Recently on my return from a cross-country motorcycle trip someone asked me the best part of the trip. I could have answered going into Canada, being able to say I left the country on my Harley with only the crap strapped to the back for us to survive.  There is adventure in that, right?  How we stayed in the Bates Motel for two nights in Alexandria Bay, NY and survived Norman and his mom.  But really when I am asked I respond, “The morning Shelly and I left Pennsylvania at 6am for home, Yo Yo Ma playing on my iPod, the fog in the trees and the cool breeze as the motorcycle cruised up and down the mountainous terrain.” It felt as if we were flying with the eagles, not a worry in the world.  We had accomplished a cross-country trip of over eighteen hundred miles, in one hundred degree weather and we lived to tell the tale.

I think I control my feelings better, some days better than others.  I am more empathetic to those around me.  My filters however have become looser over the years and I like to believe I can be more honest in a more empathetic way. I am sure I will get a lot of shit from those closest to me because they feel I should filter much more than I do.  My patients however seem to like the candid approach I take with them.  I guess they do anyway because they return.

I refuse to go back to the person who did things he did not want to do.  I only spend time with people who I find interesting and I want to spend time with.  I understand the value of money and yet I can still recklessly spend it when I want too.  Friends and family have more value to me than any single or collective possessions I own.  I understand boundaries and how to put them in place.  I know Corporate America will bleed you dry and step over your cold dead body to get to the next greatest thing.  I am not bitter about the things that have happened to me in my life.  I embrace them; they have made me who I am today.  I love to experiment and not always take the safe approach to a project or event. 

I get asked “why” about the tattoo all the time.  If you have one you know why.  If you don’t then you may never understand.  In some way it completes me and tells a story or event in my life.  It is mine and nothing but death can repossess it.  It is an outward expression of and inner feeling.   It does not make me less of a person or reckless.  I am asked equally “why”, about the motorcycle.  This is in line with the tattoo, if you have one you get it.  Words cannot express the feeling and adventure of the air in your hair and bugs in your teeth.  Trust me on this one.  I have always believed it took me till my forties to be able to afford the Harley, not a midlife crisis.  Only old farts can afford the bike and all the accessories one needs to go along with it.
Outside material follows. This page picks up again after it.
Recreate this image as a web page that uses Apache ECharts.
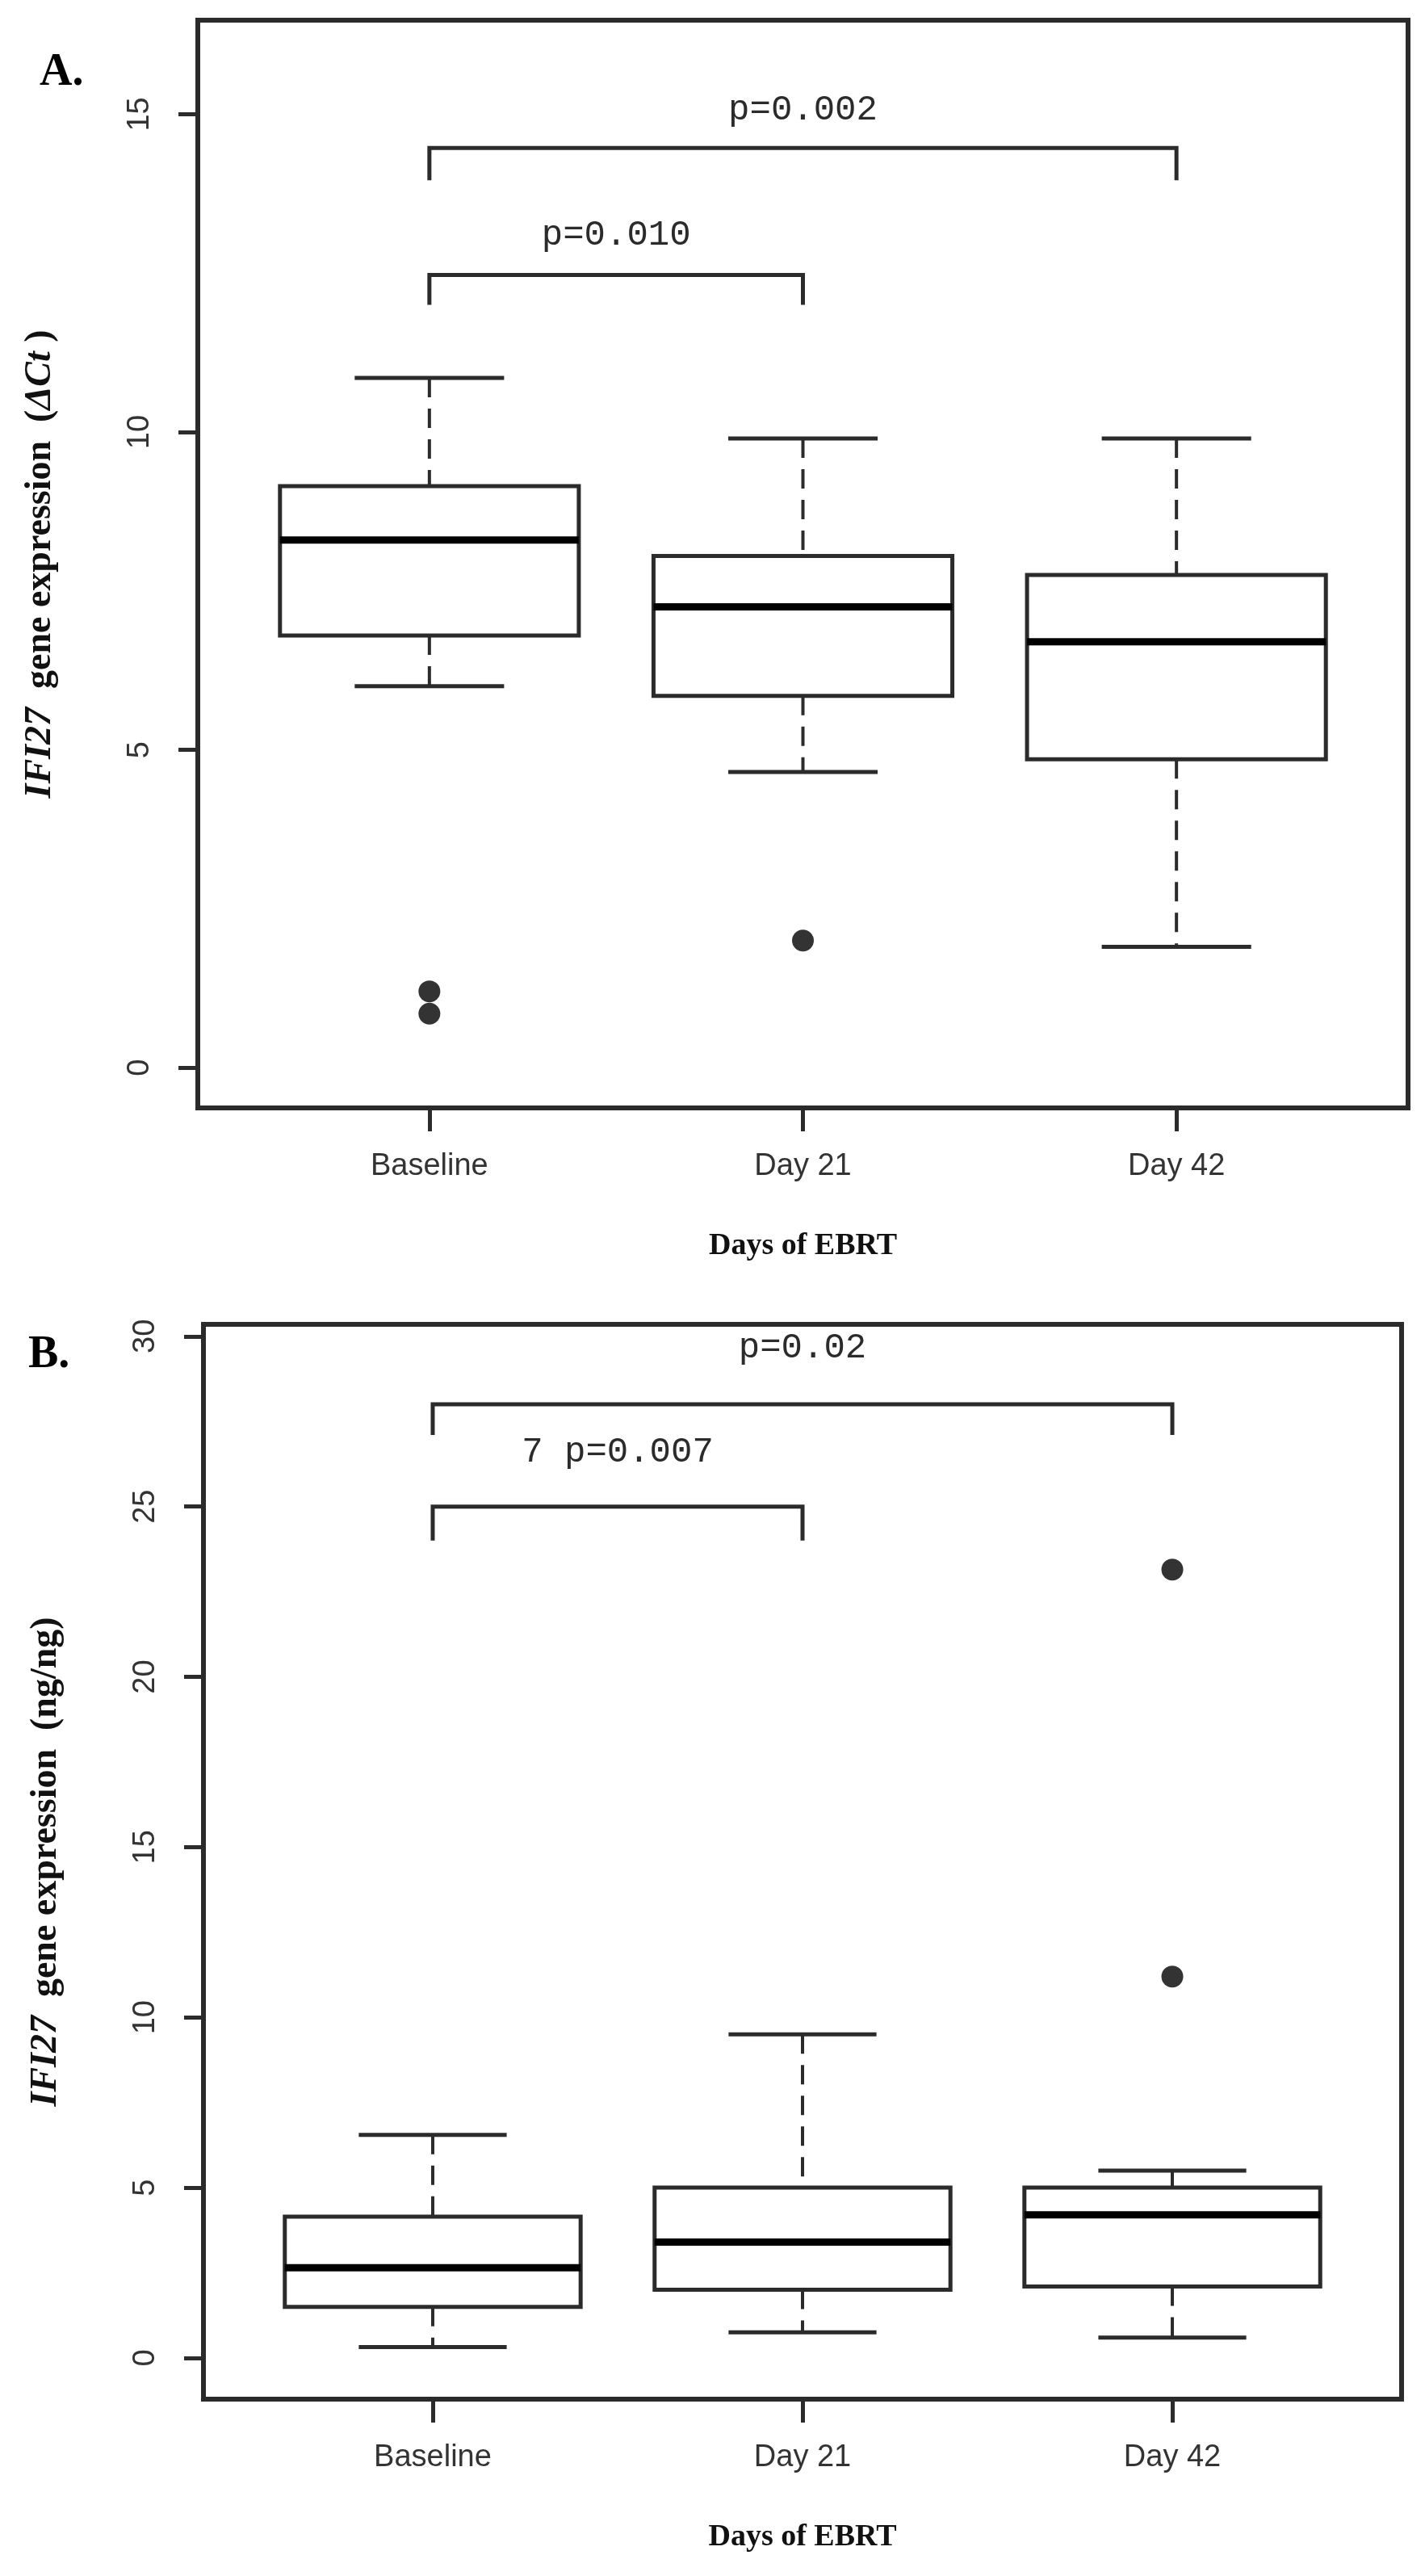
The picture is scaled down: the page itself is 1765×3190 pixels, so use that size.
<!DOCTYPE html>
<html>
<head>
<meta charset="utf-8">
<script src="https://cdn.jsdelivr.net/npm/echarts@6/dist/echarts.min.js"></script>
<style>
html,body{margin:0;padding:0;background:#fff;}
#chart{width:1765px;height:3190px;}
</style>
</head>
<body>
<div id="chart"></div>
<script>
// ---- data ----
const categories = ['Baseline', 'Day 21', 'Day 42'];
// [lower whisker, Q1, median, Q3, upper whisker]
const statsA = [[6.0, 6.8, 8.3, 9.15, 10.85], [4.65, 5.85, 7.25, 8.05, 9.9], [1.9, 4.85, 6.7, 7.75, 9.9]];
const outliersA = [[1, 1.2], [1, 0.85], [2, 2.0]];
const statsB = [[0.32, 1.5, 2.65, 4.15, 6.55], [0.75, 2.0, 3.4, 5.0, 9.5], [0.6, 2.1, 4.2, 5.0, 5.5]];
const outliersB = [[3, 23.15], [3, 11.2]];
const ticksA = [0, 5, 10, 15];
const ticksB = [0, 5, 10, 15, 20, 25, 30];
// [from, to, bar level, leg bottom, label level]
const bracketsA = [[1, 2, 12.47, 12.0, 13.1], [1, 3, 14.47, 13.96, 15.07]];
const bracketLabelsA = ['p=0.010', 'p=0.002'];
const bracketsB = [[1, 2, 25.0, 24.0, 26.6], [1, 3, 28.0, 27.1, 29.65]];
const bracketLabelsB = ['7 p=0.007', 'p=0.02'];

// ---- styles ----
const LINE = '#2b2b2b';
const sans = 'Liberation Sans, Arial, sans-serif';
const serif = 'Liberation Serif, Times New Roman, serif';
const mono = 'Liberation Mono, Courier New, monospace';

function boxRender(params, api) {
  const x = api.value(0);
  const lo = api.value(1), q1 = api.value(2), med = api.value(3), q3 = api.value(4), hi = api.value(5);
  const hw = 0.4, cw = 0.2;
  const c = (a, b) => api.coord([a, b]);
  const tl = c(x - hw, q3), br = c(x + hw, q1);
  const m1 = c(x - hw, med), m2 = c(x + hw, med);
  const top = c(x, hi), bot = c(x, lo);
  const ct1 = c(x - cw, hi), ct2 = c(x + cw, hi);
  const cb1 = c(x - cw, lo), cb2 = c(x + cw, lo);
  return {
    type: 'group',
    children: [
      {type: 'line', shape: {x1: top[0], y1: top[1], x2: top[0], y2: tl[1]}, style: {stroke: LINE, lineWidth: 4, lineDash: [24, 14]}},
      {type: 'line', shape: {x1: bot[0], y1: br[1], x2: bot[0], y2: bot[1]}, style: {stroke: LINE, lineWidth: 4, lineDash: [24, 14]}},
      {type: 'line', shape: {x1: ct1[0], y1: ct1[1], x2: ct2[0], y2: ct2[1]}, style: {stroke: LINE, lineWidth: 5}},
      {type: 'line', shape: {x1: cb1[0], y1: cb1[1], x2: cb2[0], y2: cb2[1]}, style: {stroke: LINE, lineWidth: 5}},
      {type: 'rect', shape: {x: tl[0], y: tl[1], width: br[0] - tl[0], height: br[1] - tl[1]}, style: {fill: '#fff', stroke: LINE, lineWidth: 5}},
      {type: 'line', shape: {x1: m1[0], y1: m1[1], x2: m2[0], y2: m2[1]}, style: {stroke: '#000', lineWidth: 9}}
    ]
  };
}

function bracketRender(labels) {
  return function (params, api) {
    const f = api.value(0), t = api.value(1), y = api.value(2), leg = api.value(3), ly = api.value(4);
    const a = api.coord([f, leg]), b = api.coord([f, y]), cc = api.coord([t, y]), d = api.coord([t, leg]);
    const lp = api.coord([(f + t) / 2, ly]);
    return {
      type: 'group',
      children: [
        {type: 'polyline', shape: {points: [a, b, cc, d]}, style: {stroke: LINE, lineWidth: 5, fill: null}},
        {type: 'text', style: {text: labels[params.dataIndex], x: lp[0], y: lp[1], align: 'center', verticalAlign: 'middle', font: '44px ' + mono, fill: '#2b2b2b'}}
      ]
    };
  };
}

function xAxisDef(gridIndex, min, max) {
  return {
    type: 'value', gridIndex, min, max,
    axisLine: {show: false, onZero: false},
    splitLine: {show: false},
    axisTick: {show: true, customValues: [1, 2, 3], length: 29, lineStyle: {color: LINE, width: 5}},
    axisLabel: {show: true, customValues: [1, 2, 3], margin: 54, formatter: v => categories[Math.round(v) - 1] || '', fontFamily: sans, fontSize: 38, color: '#333'},
    name: 'Days of EBRT', nameLocation: 'middle', nameGap: 152,
    nameTextStyle: {fontFamily: serif, fontWeight: 'bold', fontSize: 38, color: '#111'}
  };
}

function yAxisDef(gridIndex, min, max, ticks, unitRich) {
  return {
    type: 'value', gridIndex, min, max,
    axisLine: {show: false, onZero: false},
    splitLine: {show: false},
    axisTick: {show: true, customValues: ticks, length: 24, lineStyle: {color: LINE, width: 5}},
    axisLabel: {show: true, customValues: ticks, rotate: 90, margin: 52, fontFamily: sans, fontSize: 38, color: '#333'},
    name: unitRich, nameLocation: 'middle', nameRotate: 90, nameGap: 172,
    nameTextStyle: {
      fontFamily: serif, fontWeight: 'bold', fontSize: 46, color: '#111',
      rich: {
        bi: {fontFamily: serif, fontWeight: 'bold', fontStyle: 'italic', fontSize: 46, color: '#111'},
        b: {fontFamily: serif, fontWeight: 'bold', fontSize: 46, color: '#111'},
        i: {fontFamily: serif, fontWeight: 'bold', fontStyle: 'italic', fontSize: 46, color: '#111'}
      }
    }
  };
}

const chart = echarts.init(document.getElementById('chart'), null, {renderer: 'canvas'});
const option = {
  backgroundColor: '#fff',
  animation: false,
  title: [
    {text: 'A.', left: 44, top: 58, textStyle: {fontFamily: serif, fontWeight: 'bold', fontSize: 56, color: '#000'}},
    {text: 'B.', left: 30, top: 1646, textStyle: {fontFamily: serif, fontWeight: 'bold', fontSize: 56, color: '#000'}}
  ],
  grid: [
    {left: 245, top: 25, width: 1499, height: 1347, show: true, borderColor: LINE, borderWidth: 6, backgroundColor: 'transparent'},
    {left: 252, top: 1640, width: 1484, height: 1331, show: true, borderColor: LINE, borderWidth: 6, backgroundColor: 'transparent'}
  ],
  xAxis: [xAxisDef(0, 0.38, 3.62), xAxisDef(1, 0.38, 3.62)],
  yAxis: [
    yAxisDef(0, -0.634, 16.48, ticksA, '{bi|IFI27}{b|  gene expression  (}{i|ΔCt}{b| )}'),
    yAxisDef(1, -1.21, 30.35, ticksB, '{bi|IFI27}{b|  gene expression  (ng/ng)}')
  ],
  series: [
    {type: 'custom', xAxisIndex: 0, yAxisIndex: 0, renderItem: boxRender, data: statsA.map((s, i) => [i + 1].concat(s)), encode: {x: 0, y: [1, 5]}, silent: true},
    {type: 'scatter', xAxisIndex: 0, yAxisIndex: 0, data: outliersA, symbolSize: 27, itemStyle: {color: '#000'}, silent: true},
    {type: 'custom', xAxisIndex: 0, yAxisIndex: 0, renderItem: bracketRender(bracketLabelsA), data: bracketsA, encode: {x: [0, 1], y: [2, 4]}, silent: true},
    {type: 'custom', xAxisIndex: 1, yAxisIndex: 1, renderItem: boxRender, data: statsB.map((s, i) => [i + 1].concat(s)), encode: {x: 0, y: [1, 5]}, silent: true},
    {type: 'scatter', xAxisIndex: 1, yAxisIndex: 1, data: outliersB, symbolSize: 27, itemStyle: {color: '#000'}, silent: true},
    {type: 'custom', xAxisIndex: 1, yAxisIndex: 1, renderItem: bracketRender(bracketLabelsB), data: bracketsB, encode: {x: [0, 1], y: [2, 4]}, silent: true}
  ]
};
chart.setOption(option);
</script>
</body>
</html>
Almost 8 years ago I left my career in Addiction and Mental Health to practice Acupuncture and Chinese Medicine.  Some thought I had lost my mind leaving a stable job with great benefits.  My wife threw me off the cliff, it was she who told me to follow my bliss and take the risk.  I now work two days a week and have been working on my list of things I want to do before I die. I had been the safety boy all my life only doing the things that were safe and the right things to do.  This does not mean I am reckless in all I do and frankly I am still the safety boy and only bet on sure things most of the time.  But I feel freer to express myself and take risk. I live in the present and not the past.  The past is only present to keep you safe in the future.  I have learned and enjoy much of my past but I try not to romanticise it too much.  I believe the best of my life is yet to come.  

“Life without risk is not a life lived”, someone said that but who I have no idea.  I am too busy exploring to read these days.  Real living and Serenity is achieved when you live without fear.  When you take risk and find no one died because of your choice to do so.  When you push yourself to an edge that you thought you could never.  When you flirt and experiment with life and what it holds.  Take chances and allow others to enter your space and participate in your process.  I will never understand people who say they are bored; if you are bored you are not very interesting.  I want to leave this planet able to say I have done the things I wanted to do. There is no need for a crisis intervention my spirit is doing just fine.  If this is a midlife crisis then baby give me more, bring it on.